Ibrahim scorns Egypt's attempts to represent itself as a useful partner in the Arab- Israeli conflict and the failure of President Hosni Mubarak to push the peace process forward, criticising Mubarak for not visiting Israel, unlike his predecessor Anwar El-Sadat.
He argues that the government plays on Western Islamophobia vis-à-vis the Muslim Brotherhood and used the Brotherhood's electoral gains in Egypt and Hamas's success in the occupied territories as an excuse to block political reform in Egypt. In short, he tells the readers of the Washington Post that the billions of dollars of aid given to Egypt have been spent on one thing; propping up the regime.

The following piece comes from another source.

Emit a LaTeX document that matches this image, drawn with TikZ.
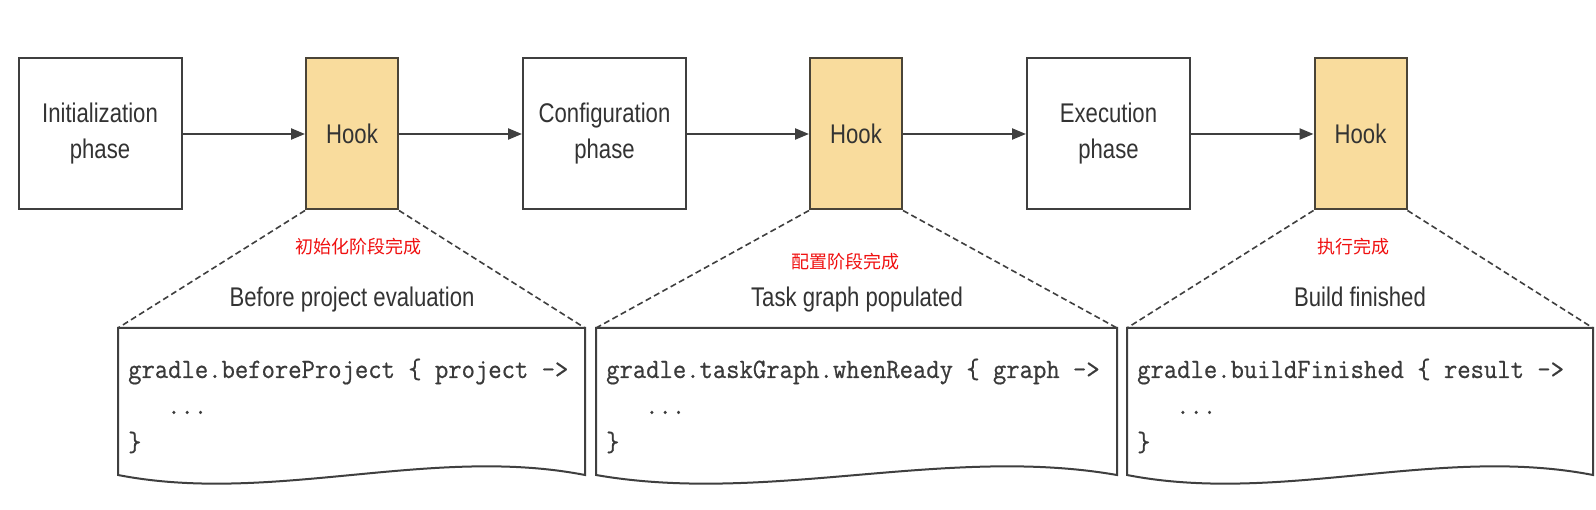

The response of the Egyptian press was predictable. Newspaper columnists argue that Ibrahim uses freedoms he claims not to have in order to tarnish Egypt's reputation abroad. Ibrahim's claims that a death squad was involved in the mysterious disappearance of Hilal, an outspoken critic of the Islamist political movement and advocate for greater political openness in Egypt, have been dismissed as baseless fabrication.
Ibrahim has been accused not only of tarnishing Egypt's image but of seeking to undermine national security. MP Mahmoud Ibrahim, a member of the NDP's influential Policies Committee, told Al-Ahram Weekly that Ibrahim has political ambitions and is using his international contacts to pursue them. "He thinks that by saying these things he will get sympathy and can pressure us," he said, arguing that Ibrahim should be prosecuted as soon as he returns to Egypt.
Calls that he should face charges on his return have convinced Ibrahim that he should stay in the US for the time being, says his wife, Barbara. "I think these investigations remain open for at least six months during which time charges can be formally brought, so he will stay outside Egypt for at least that time," she said. The Interior Ministry says as yet no formal charges have been brought against Ibrahim.
Ibrahim's students at the American University in Cairo (AUC), where he teaches sociology, say that while they might agree with many of the things Ibrahim wrote he should not be publishing such things in the West.
"There is absolutely no need for him to go to the Washington Post to say something like that, it is a debate that we need to have here, not there," says former student Yasmin El-Naggar.
Fellow AUC professor of Sociology, Sami Omar, believes that while Ibrahim may have exaggerated the evidence for political assassination his real crime, in the eyes of the authorities, is the timing of his article. "You have to remember that this editorial comes hot on the heels of increasing pressure by the US with regards to reform and how much aid is given," he told the Weekly.
Whether it is Ibrahim's claims or their timing that have caused the uproar against him the incident raises questions over the extent to which dissent is possible in Egypt. Ibrahim, says Omar, may have misjudged by appealing to the US. "He struck a sensitive cord with Egyptians a long time ago and it will hang over everything he says in the future."